SAFE Investment Company Limited
- Native name: 中國華安投資有限公司
- Type: Sovereign wealth fund
- Industry: Investment management
- Founded: June 1997; 29 years ago
- Headquarters: AIA Central, Hong Kong
- Key people: Cheng Hao (Director)
- AUM: US$2.047 trillion (2026)
- Parent: State Administration of Foreign Exchange

= SAFE Investment Company =

Chinese Sovereign wealth fund

SAFE Investment Company Limited (SAFE Investment; 中國華安投資有限公司) is a Chinese sovereign wealth fund based in Hong Kong. As of September 2026, its total assets under management reached $2.047 trillion.

It is a subsidiary of the State Administration of Foreign Exchange (SAFE) and manages one third of China's foreign exchange reserves.

== History ==

SAFE established four offshore investment offices in Hong Kong, Singapore, London and New York known as the 'four golden flowers'. SAFE Investment was set up one month before the Handover of Hong Kong in July 1997 with a registered capital of HKD 100 million. It was set up to "support and promote the development of Hong Kong’s financial market"  as well as defend the value of the Renminbi and Hong Kong dollar's peg to the US dollar against international speculators. The name of SAFE Investment in Chinese signifies the wish for the nation's security.

Following the 1997 Asian financial crisis, SAFE Investment served largely as a minor outpost for Safe with only about $20 billion in assets under management (AUM). However SAFE Investment gradually increased its AUM and took more risk in managing reserves compared to its peers in other countries. SAFE Investment was delegated to manage foreign exchange reserves as well as invest in wide a range of financial instruments. SAFE Investment was assigned as the primary entity to invest in offshore equities. Despite SAFE Investment's large scale of investments, it has a low and secretive profile with few knowing about it.
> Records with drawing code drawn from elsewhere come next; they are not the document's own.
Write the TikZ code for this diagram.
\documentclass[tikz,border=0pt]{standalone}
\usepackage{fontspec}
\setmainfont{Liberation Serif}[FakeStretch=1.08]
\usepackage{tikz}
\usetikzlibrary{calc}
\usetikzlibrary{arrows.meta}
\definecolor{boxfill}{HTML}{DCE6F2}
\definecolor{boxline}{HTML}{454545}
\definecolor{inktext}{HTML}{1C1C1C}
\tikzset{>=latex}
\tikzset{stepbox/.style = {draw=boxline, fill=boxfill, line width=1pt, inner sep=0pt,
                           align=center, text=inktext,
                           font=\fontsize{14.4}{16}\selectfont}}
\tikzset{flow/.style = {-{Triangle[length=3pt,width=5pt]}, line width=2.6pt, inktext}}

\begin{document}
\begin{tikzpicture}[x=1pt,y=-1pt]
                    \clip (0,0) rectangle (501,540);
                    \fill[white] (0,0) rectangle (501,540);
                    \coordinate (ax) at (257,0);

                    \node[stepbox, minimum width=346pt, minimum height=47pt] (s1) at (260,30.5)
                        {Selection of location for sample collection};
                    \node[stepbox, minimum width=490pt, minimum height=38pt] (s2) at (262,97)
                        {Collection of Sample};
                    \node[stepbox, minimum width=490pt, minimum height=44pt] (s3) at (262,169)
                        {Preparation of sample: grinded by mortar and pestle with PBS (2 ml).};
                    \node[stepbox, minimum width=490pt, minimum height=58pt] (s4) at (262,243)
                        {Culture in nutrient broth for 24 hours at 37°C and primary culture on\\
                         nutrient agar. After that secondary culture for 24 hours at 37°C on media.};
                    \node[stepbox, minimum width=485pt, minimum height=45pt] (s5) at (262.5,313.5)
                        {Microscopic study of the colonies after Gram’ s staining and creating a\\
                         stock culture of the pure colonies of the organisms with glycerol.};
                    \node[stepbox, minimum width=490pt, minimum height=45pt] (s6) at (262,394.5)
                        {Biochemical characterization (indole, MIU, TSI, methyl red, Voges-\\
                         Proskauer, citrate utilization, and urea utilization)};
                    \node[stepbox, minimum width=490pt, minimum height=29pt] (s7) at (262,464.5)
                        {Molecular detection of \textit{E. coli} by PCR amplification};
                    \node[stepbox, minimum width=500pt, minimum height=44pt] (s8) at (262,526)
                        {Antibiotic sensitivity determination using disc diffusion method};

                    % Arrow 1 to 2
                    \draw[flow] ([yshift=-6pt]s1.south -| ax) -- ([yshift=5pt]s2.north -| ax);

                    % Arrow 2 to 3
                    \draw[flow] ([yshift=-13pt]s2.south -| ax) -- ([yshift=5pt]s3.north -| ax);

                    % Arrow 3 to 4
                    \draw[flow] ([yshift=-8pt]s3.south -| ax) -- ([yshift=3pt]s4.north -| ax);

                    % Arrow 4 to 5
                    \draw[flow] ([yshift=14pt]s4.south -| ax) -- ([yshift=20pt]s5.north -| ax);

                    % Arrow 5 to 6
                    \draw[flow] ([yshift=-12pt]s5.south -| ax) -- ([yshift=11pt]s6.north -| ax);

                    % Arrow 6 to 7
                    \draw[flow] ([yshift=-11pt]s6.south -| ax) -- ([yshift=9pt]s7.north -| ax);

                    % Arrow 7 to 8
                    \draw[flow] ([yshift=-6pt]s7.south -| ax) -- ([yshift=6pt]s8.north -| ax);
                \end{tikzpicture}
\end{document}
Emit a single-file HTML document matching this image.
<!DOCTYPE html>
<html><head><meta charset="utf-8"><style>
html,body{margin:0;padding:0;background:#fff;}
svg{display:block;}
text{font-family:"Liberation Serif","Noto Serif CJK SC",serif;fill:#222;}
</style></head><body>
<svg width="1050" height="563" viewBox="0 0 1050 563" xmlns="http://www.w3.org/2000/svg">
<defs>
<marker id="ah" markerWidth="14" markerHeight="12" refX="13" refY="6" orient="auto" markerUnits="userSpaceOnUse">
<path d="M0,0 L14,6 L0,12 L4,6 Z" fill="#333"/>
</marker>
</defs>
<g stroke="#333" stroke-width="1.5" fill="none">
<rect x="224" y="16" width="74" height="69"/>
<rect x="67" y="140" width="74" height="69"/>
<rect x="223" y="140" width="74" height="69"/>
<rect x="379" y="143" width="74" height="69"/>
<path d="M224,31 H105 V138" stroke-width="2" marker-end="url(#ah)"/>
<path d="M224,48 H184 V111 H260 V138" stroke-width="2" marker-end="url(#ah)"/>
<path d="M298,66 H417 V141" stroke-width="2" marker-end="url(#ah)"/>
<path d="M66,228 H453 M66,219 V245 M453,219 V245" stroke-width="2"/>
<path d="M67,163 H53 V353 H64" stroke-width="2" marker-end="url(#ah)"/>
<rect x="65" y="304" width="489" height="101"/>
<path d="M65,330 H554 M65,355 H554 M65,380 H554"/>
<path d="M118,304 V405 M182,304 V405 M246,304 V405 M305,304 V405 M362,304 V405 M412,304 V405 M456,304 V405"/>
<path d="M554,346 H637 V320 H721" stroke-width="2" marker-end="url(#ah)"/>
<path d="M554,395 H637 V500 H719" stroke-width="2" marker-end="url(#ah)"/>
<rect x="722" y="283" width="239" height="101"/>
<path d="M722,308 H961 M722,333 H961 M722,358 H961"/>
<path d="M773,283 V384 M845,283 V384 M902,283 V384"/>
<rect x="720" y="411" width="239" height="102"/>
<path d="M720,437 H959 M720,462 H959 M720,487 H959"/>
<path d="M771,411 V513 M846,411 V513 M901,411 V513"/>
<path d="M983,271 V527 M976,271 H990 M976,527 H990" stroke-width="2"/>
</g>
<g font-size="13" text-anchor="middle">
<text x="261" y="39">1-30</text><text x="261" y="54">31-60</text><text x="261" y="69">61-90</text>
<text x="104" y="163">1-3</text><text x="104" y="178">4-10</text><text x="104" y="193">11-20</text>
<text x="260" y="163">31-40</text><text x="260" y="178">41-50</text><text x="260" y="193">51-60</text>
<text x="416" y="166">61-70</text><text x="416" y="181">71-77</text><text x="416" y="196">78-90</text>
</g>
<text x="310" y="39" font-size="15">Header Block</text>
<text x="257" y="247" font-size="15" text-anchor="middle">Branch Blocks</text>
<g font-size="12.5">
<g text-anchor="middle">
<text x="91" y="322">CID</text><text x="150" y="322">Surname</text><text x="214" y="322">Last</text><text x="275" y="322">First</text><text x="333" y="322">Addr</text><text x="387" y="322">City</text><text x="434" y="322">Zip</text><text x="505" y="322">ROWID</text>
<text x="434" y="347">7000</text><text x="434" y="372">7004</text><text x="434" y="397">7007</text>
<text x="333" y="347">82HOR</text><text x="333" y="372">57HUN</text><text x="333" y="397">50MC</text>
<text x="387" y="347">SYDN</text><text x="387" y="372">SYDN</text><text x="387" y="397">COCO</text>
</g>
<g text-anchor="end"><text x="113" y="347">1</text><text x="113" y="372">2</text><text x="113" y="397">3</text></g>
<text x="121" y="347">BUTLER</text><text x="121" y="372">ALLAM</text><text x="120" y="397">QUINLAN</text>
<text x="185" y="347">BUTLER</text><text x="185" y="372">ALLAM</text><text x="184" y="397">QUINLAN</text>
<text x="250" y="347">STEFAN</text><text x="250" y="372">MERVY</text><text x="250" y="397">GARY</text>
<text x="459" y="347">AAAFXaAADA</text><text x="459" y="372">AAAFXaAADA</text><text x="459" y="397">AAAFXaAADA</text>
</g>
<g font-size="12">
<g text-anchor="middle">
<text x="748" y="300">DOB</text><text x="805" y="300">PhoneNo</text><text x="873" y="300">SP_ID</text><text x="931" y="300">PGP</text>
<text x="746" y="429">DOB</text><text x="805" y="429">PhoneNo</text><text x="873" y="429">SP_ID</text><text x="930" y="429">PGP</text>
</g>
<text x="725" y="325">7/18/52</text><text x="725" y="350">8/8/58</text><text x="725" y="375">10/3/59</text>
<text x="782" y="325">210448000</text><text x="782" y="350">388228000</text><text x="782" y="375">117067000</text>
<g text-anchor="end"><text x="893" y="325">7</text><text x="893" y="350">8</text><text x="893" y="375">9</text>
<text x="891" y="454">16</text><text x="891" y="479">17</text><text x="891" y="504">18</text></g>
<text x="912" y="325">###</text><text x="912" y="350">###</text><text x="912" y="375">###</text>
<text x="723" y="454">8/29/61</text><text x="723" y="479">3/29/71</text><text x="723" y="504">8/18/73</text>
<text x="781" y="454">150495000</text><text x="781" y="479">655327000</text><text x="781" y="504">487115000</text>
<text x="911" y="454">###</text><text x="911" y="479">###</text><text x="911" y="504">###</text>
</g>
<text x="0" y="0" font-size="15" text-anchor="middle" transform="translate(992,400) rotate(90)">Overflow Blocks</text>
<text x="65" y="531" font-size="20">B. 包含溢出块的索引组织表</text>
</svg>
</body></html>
In 2008, SAFE Investment was one of the largest customers for local Treasury bond trading desks at banks such as Morgan Stanley. SAFE Investment attracted attention due to a series of high-profile investments. In January, it was reported that had acquired small equity stakes in Australian banks ANZ, Commonwealth Bank and National Australia Bank. The acquisition raised new questions over the transparency of the investment as well as speculation that the Chinese were in the market to take more major stakes in overseas banks.

In March 2009, it was reported that SAFE Investment had invested in British companies such as Rio Tinto, Royal Dutch Shell, BP, Barclays, Tesco and RBS in the previous year. Due to the Great Recession, billions were lost as a result of the markets collapsing.

In January 2025, People's Bank of China governor Pan Gongsheng said the central bank would 'significantly increase' the allocation of the nation's reserves to Hong Kong. This led to speculation that SAFE Investment could potentially be managing more of China's reserves in the future.